> OBJECTIVE
Below is some material; set it all down exactly, apart from the pictures.

> INPUT ROWS
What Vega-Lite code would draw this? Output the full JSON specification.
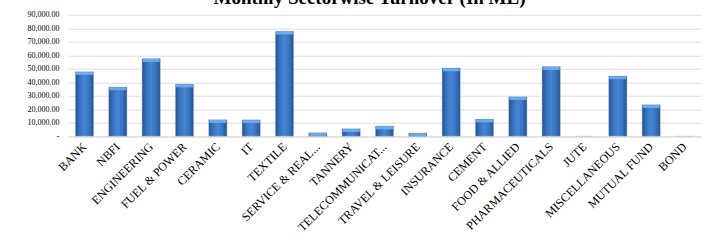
{
  "$schema": "https://vega.github.io/schema/vega-lite/v6.json",
  "autosize": {"type": "none"},
  "padding": {"left": 68, "top": 14.7, "right": 11, "bottom": 112.7},
  "width": 633,
  "height": 121.6,
  "background": "white",
  "title": {
    "text": "Monthly Sectorwise Turnover (In ML)",
    "font": "Liberation Serif",
    "fontSize": 19,
    "fontWeight": "bold",
    "color": "#000000",
    "anchor": "middle",
    "baseline": "alphabetic",
    "offset": -12,
    "dx": -15
  },
  "data": {
    "values": [
      {"sector": "BANK", "turnover": 47850},
      {"sector": "NBFI", "turnover": 36500},
      {"sector": "ENGINEERING", "turnover": 57500},
      {"sector": "FUEL & POWER", "turnover": 38700},
      {"sector": "CERAMIC", "turnover": 12300},
      {"sector": "IT", "turnover": 12200},
      {"sector": "TEXTILE", "turnover": 77800},
      {"sector": "SERVICE & REAL...", "turnover": 2700},
      {"sector": "TANNERY", "turnover": 5600},
      {"sector": "TELECOMMUNICAT...", "turnover": 7600},
      {"sector": "TRAVEL & LEISURE", "turnover": 2400},
      {"sector": "INSURANCE", "turnover": 50600},
      {"sector": "CEMENT", "turnover": 12800},
      {"sector": "FOOD & ALLIED", "turnover": 29300},
      {"sector": "PHARMACEUTICALS", "turnover": 51600},
      {"sector": "JUTE", "turnover": 0},
      {"sector": "MISCELLANEOUS", "turnover": 44700},
      {"sector": "MUTUAL FUND", "turnover": 23400},
      {"sector": "BOND", "turnover": 0}
    ]
  },
  "encoding": {
    "x": {
      "field": "sector",
      "type": "nominal",
      "sort": null,
      "scale": {"paddingInner": 0.45, "paddingOuter": 0.22},
      "axis": {
        "title": null,
        "labelAngle": -45,
        "labelAlign": "right",
        "labelBaseline": "middle",
        "labelFont": "Liberation Serif",
        "labelFontSize": 12,
        "labelColor": "#000000",
        "labelPadding": 8,
        "ticks": false,
        "domain": true,
        "domainColor": "#d9d9d9",
        "labelOverlap": false,
        "labelLimit": 200
      }
    },
    "y": {
      "field": "turnover",
      "type": "quantitative",
      "scale": {"domain": [0, 90000], "nice": false},
      "axis": {
        "title": null,
        "values": [0, 10000, 20000, 30000, 40000, 50000, 60000, 70000, 80000, 90000],
        "labelExpr": "datum.value == 0 ? '-' : format(datum.value, ',.2f')",
        "labelFont": "Liberation Serif",
        "labelFontSize": 8,
        "labelColor": "#000000",
        "labelPadding": 9,
        "ticks": false,
        "domain": false,
        "grid": true,
        "gridColor": "#dedede",
        "gridWidth": 1
      }
    }
  },
  "layer": [
    {
      "mark": {
        "type": "bar",
        "color": {
          "gradient": "linear",
          "x1": 0, "x2": 1, "y1": 0, "y2": 0,
          "stops": [
            {"offset": 0, "color": "#23508f"},
            {"offset": 0.25, "color": "#3a74c0"},
            {"offset": 0.5, "color": "#4585d2"},
            {"offset": 0.75, "color": "#3a74c0"},
            {"offset": 1, "color": "#23508f"}
          ]
        },
        "stroke": "#b8cde8",
        "strokeWidth": 0.5
      }
    },
    {
      "transform": [{"filter": "datum.turnover > 0"}],
      "mark": {
        "type": "tick",
        "orient": "horizontal",
        "color": "#6ea8e8",
        "thickness": 3,
        "size": 17,
        "yOffset": 1.8,
        "opacity": 1
      }
    }
  ],
  "config": {
    "view": {"stroke": null}
  }
}
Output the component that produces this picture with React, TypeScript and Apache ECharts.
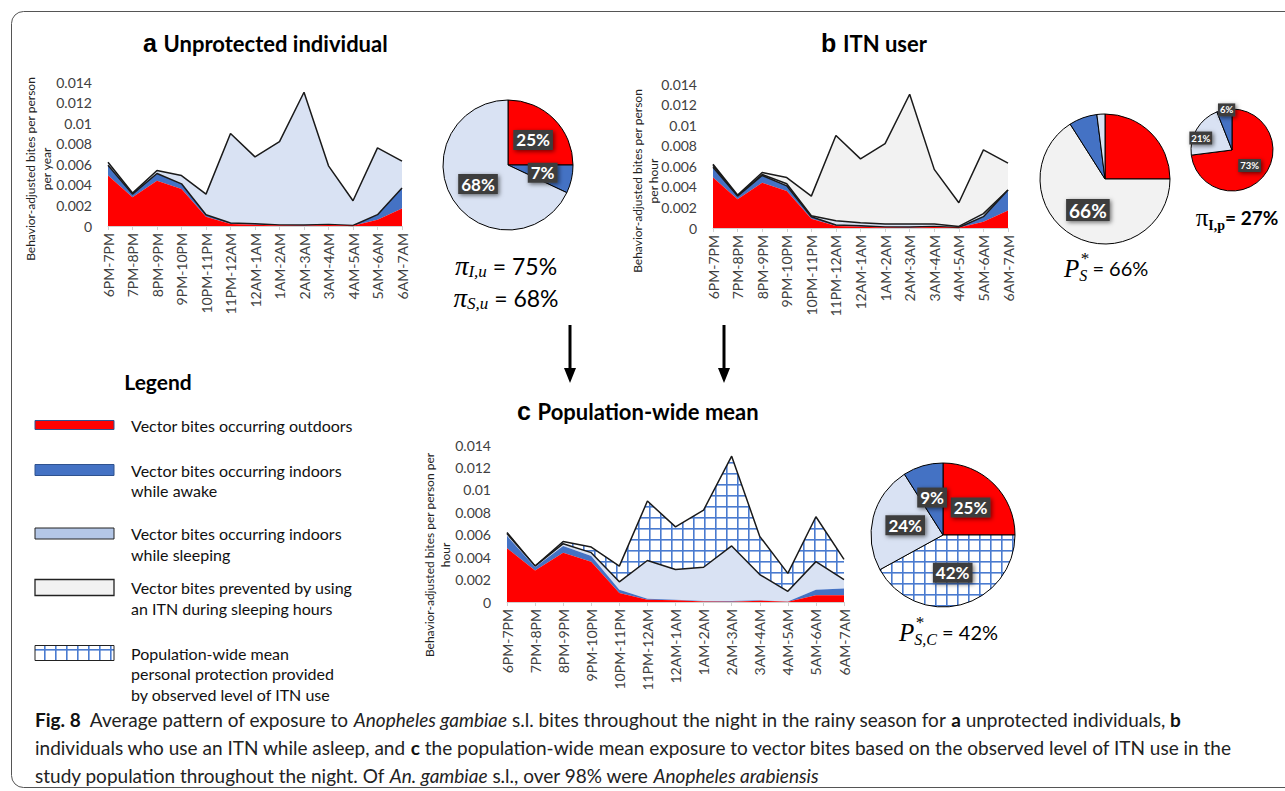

> CORRECT ANSWER
What Vega-Lite code would draw this? Output the full JSON specification.
{
  "$schema": "https://vega.github.io/schema/vega-lite/v6.json",
  "autosize": {"type": "none"},
  "padding": {"left": 68, "top": 14.7, "right": 11, "bottom": 112.7},
  "width": 633,
  "height": 121.6,
  "background": "white",
  "title": {
    "text": "Monthly Sectorwise Turnover (In ML)",
    "font": "Liberation Serif",
    "fontSize": 19,
    "fontWeight": "bold",
    "color": "#000000",
    "anchor": "middle",
    "baseline": "alphabetic",
    "offset": -12,
    "dx": -15
  },
  "data": {
    "values": [
      {"sector": "BANK", "turnover": 47850},
      {"sector": "NBFI", "turnover": 36500},
      {"sector": "ENGINEERING", "turnover": 57500},
      {"sector": "FUEL & POWER", "turnover": 38700},
      {"sector": "CERAMIC", "turnover": 12300},
      {"sector": "IT", "turnover": 12200},
      {"sector": "TEXTILE", "turnover": 77800},
      {"sector": "SERVICE & REAL...", "turnover": 2700},
      {"sector": "TANNERY", "turnover": 5600},
      {"sector": "TELECOMMUNICAT...", "turnover": 7600},
      {"sector": "TRAVEL & LEISURE", "turnover": 2400},
      {"sector": "INSURANCE", "turnover": 50600},
      {"sector": "CEMENT", "turnover": 12800},
      {"sector": "FOOD & ALLIED", "turnover": 29300},
      {"sector": "PHARMACEUTICALS", "turnover": 51600},
      {"sector": "JUTE", "turnover": 0},
      {"sector": "MISCELLANEOUS", "turnover": 44700},
      {"sector": "MUTUAL FUND", "turnover": 23400},
      {"sector": "BOND", "turnover": 0}
    ]
  },
  "encoding": {
    "x": {
      "field": "sector",
      "type": "nominal",
      "sort": null,
      "scale": {"paddingInner": 0.45, "paddingOuter": 0.22},
      "axis": {
        "title": null,
        "labelAngle": -45,
        "labelAlign": "right",
        "labelBaseline": "middle",
        "labelFont": "Liberation Serif",
        "labelFontSize": 12,
        "labelColor": "#000000",
        "labelPadding": 8,
        "ticks": false,
        "domain": true,
        "domainColor": "#d9d9d9",
        "labelOverlap": false,
        "labelLimit": 200
      }
    },
    "y": {
      "field": "turnover",
      "type": "quantitative",
      "scale": {"domain": [0, 90000], "nice": false},
      "axis": {
        "title": null,
        "values": [0, 10000, 20000, 30000, 40000, 50000, 60000, 70000, 80000, 90000],
        "labelExpr": "datum.value == 0 ? '-' : format(datum.value, ',.2f')",
        "labelFont": "Liberation Serif",
        "labelFontSize": 8,
        "labelColor": "#000000",
        "labelPadding": 9,
        "ticks": false,
        "domain": false,
        "grid": true,
        "gridColor": "#dedede",
        "gridWidth": 1
      }
    }
  },
  "layer": [
    {
      "mark": {
        "type": "bar",
        "color": {
          "gradient": "linear",
          "x1": 0, "x2": 1, "y1": 0, "y2": 0,
          "stops": [
            {"offset": 0, "color": "#23508f"},
            {"offset": 0.25, "color": "#3a74c0"},
            {"offset": 0.5, "color": "#4585d2"},
            {"offset": 0.75, "color": "#3a74c0"},
            {"offset": 1, "color": "#23508f"}
          ]
        },
        "stroke": "#b8cde8",
        "strokeWidth": 0.5
      }
    },
    {
      "transform": [{"filter": "datum.turnover > 0"}],
      "mark": {
        "type": "tick",
        "orient": "horizontal",
        "color": "#6ea8e8",
        "thickness": 3,
        "size": 17,
        "yOffset": 1.8,
        "opacity": 1
      }
    }
  ],
  "config": {
    "view": {"stroke": null}
  }
}
Output the component that produces this picture with React, TypeScript and Apache ECharts.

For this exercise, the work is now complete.